PURLs can be created through the use of appropriate software, either by hosting the software or by using a public PURL server such as that hosted by OCLC.
OpenURLs
Unlike DOIs and PURLs, OpenURLs are not specifically persistent identifiers for a resource. The OpenURL framework standard (ANSI/NISO Z39.88) enables the creation of applications that transfer packages of information over a network. The only significant implementation of the standard is to transfer metadata related to bibliographic resources.
OpenURL has seen widespread adoption by University Libraries in combination with ‘OpenURL resolver’ software. This ‘resolver’ software typically uses the metadata available from an OpenURL (transported over http) and provides a link to the ‘appropriate copy’ based on the library’s subscription information.
OpenURLs are also commonly used by ejournal platforms to enable inbound links to specific resources (typically journal articles).
As the metadata related to a publication tends to be persistent over time OpenURLs can be seen as ‘persistent’ in one sense. However, OpenURLs in themselves simply provide a transport mechanism for metadata, and how they are ‘resolved’ and what they resolve to depends on the resolver software and the information available to that resolver. This means the result of resolving an OpenURL can change over time.
Managed URLs
It is possible to enable ‘persistence’ of links to online resources by introducing and managing a level of redirection. Using a ‘managed’ URL which in turn redirects to the location of the resource it is possible to then use the managed URL in place of the current location of the resource. If the resource is moved the managed URL can be updated to point at the new location of the resource.
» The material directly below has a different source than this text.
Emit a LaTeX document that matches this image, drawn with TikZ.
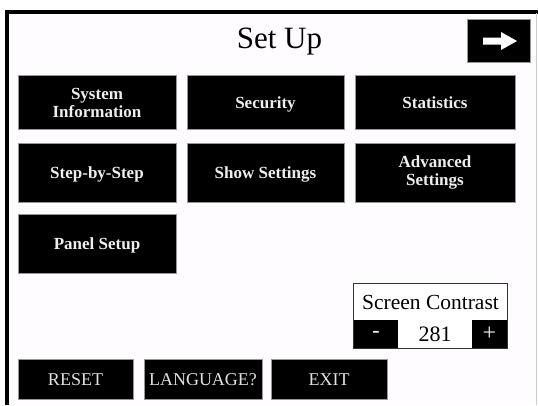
\documentclass[tikz,border=0pt]{standalone}
\usepackage{fontspec}
\setmainfont{Liberation Serif}
\definecolor{screenbg}{RGB}{254,252,254}
\definecolor{btntext}{RGB}{238,238,238}
\definecolor{lowtext}{RGB}{225,225,225}
\definecolor{edgegray}{RGB}{150,150,150}
\tikzset{
  btn/.style={rectangle, fill=black, draw=edgegray, line width=0.6pt, inner sep=0pt,
    text=btntext, align=center, font=\bfseries\fontsize{17}{18}\selectfont},
  onel/.style={text height=11.5pt, text depth=0pt},
  lowbtn/.style={rectangle, fill=black, draw=edgegray, line width=0.6pt, inner sep=0pt,
    text=lowtext, font=\fontsize{18}{20}\selectfont, minimum width=116pt, minimum height=40pt,
    text height=12pt, text depth=0pt},
  cbox/.style={rectangle, inner sep=0pt, minimum height=28pt},
}
\begin{document}
\begin{tikzpicture}[x=1pt,y=-1pt]
\useasboundingbox (0,0) rectangle (538,405);
\fill[white] (0,0) rectangle (538,405);
\fill[screenbg] (7,12) rectangle (536,405);
% frame
\draw[line width=4pt] (7,405) -- (7,11.5) -- (538,11.5);
\draw[gray!40, line width=0.8pt] (536.5,13) -- (536.5,405);
% title
\node[anchor=base, font=\fontsize{31}{34}\selectfont] (title) at (279.5,48) {Set Up};
% arrow button
\node[rectangle, fill=black, draw=edgegray, line width=0.6pt, minimum width=63pt, minimum height=43pt, inner sep=0pt] (next) at (498.5,40.5) {};
\fill[white] (483,37.5) -- (501,37.5) -- (501,32) -- (517,41) -- (501,50) -- (501,44.5) -- (483,44.5) -- cycle;
% row 1
\node[btn, minimum width=158pt, minimum height=54pt] (sysinfo) at (97,102.5) {System\\Information};
\node[btn, onel, minimum width=157pt, minimum height=54pt] (security) at (265.5,102.5) {Security};
\node[btn, onel, minimum width=160pt, minimum height=54pt] (stats) at (435,102.5) {Statistics};
% row 2
\node[btn, onel, minimum width=158pt, minimum height=59pt] (step) at (97,172.5) {Step-by-Step};
\node[btn, onel, minimum width=157pt, minimum height=59pt] (show) at (265.5,172.5) {Show Settings};
\node[btn, minimum width=160pt, minimum height=59pt] (adv) at (435,172.5) {Advanced\\Settings};
% row 3
\node[btn, onel, minimum width=158pt, minimum height=59pt] (panel) at (97,243.5) {Panel Setup};
% screen contrast
\node[rectangle, fill=white, inner sep=0pt, minimum width=153pt, minimum height=36pt, font=\fontsize{21.5}{24}\selectfont] (contrast) at (430.5,302) {Screen Contrast};
\node[cbox, fill=black, minimum width=44pt, text=btntext, font=\bfseries\fontsize{22}{24}\selectfont] (minus) at (376,334) {-};
\node[cbox, fill=white, minimum width=74pt, font=\fontsize{22}{24}\selectfont] (value) at (435,334) {281};
\node[cbox, fill=black, minimum width=35pt, text=btntext, font=\fontsize{24}{26}\selectfont] (plus) at (489.5,334) {+};
\draw[black!80, line width=0.8pt] (contrast.north west) rectangle (plus.south east);
\draw[black!80, line width=0.8pt] (minus.south east) -- (plus.south west);
% bottom buttons
\node[lowbtn, minimum width=115pt] (reset) at (75.5,379) {RESET};
\node[lowbtn, minimum width=118pt] (lang) at (203,379) {LANGUAGE?};
\node[lowbtn, minimum width=116pt] (exit) at (329,379) {EXIT};
\end{tikzpicture}
\end{document}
The Open University currently uses a number of different types of Managed URLs depending on the type of resource being linked to. These mechanisms are described below in the section on the “Current Linking strategy at the Open University”.
[the following paragraphs are not part of the report, but conclude with some questions which I’m looking for answers to, so comments would be welcome]
An example of a ‘managed URL’ at the Open University is the use of a system called ROUTES. ROUTES is an implementation of the Index+ software from System Simulation.
This is used to give a ‘managed URL’ to freely available web resources. When a resource is added to ROUTES, its URL is recorded in the record. For example see the ROUTES record for the BBC Homepage.
Once a resource has been added to ROUTES, a ROUTES URL is used in place of the resource primary URL in Open University course material. This ROUTES URL results in a http status 302 being returned (i.e. a redirect) to the resources primary URL as recorded in ROUTES. Then, if the resource moves in the future the ROUTES record can be updated, but the ROUTES URL being used in OU course material does not change. For example:
- Resource: BBC Homepage
- Primary URL: http://www.bbc.co.uk
- ROUTES Record: http://routes.open.ac.uk/ixbin/hixclient.exe?_IXDB_=routes&_IXSPFX_=f&submit-button=summary&$+with+res_id+is+res9377
- ROUTES URL: http://routes.open.ac.uk/ixbin/hixclient.exe?_IXDB_=routes&_IXSPFX_=g&submit-button=summary&$+with+res_id+is+res9377
So, my questions are
- Can we talk about ROUTES URLs as PURLs, or are there important differences between what the PURL software is doing and what ROUTES does?
- If so, what are these differences?
- Does the more generic term ‘managed URL’ fit the bill?
Jan 26th 2010 • 17:01
by Richard
ROUTES uses the techniques employed by a PURL by using an intermediate system to manage the link (ala SFX).
The ‘persistence’ of the service is a bit more difficult and you’d have to question the persistence of individual rather than collective solutions to the problem.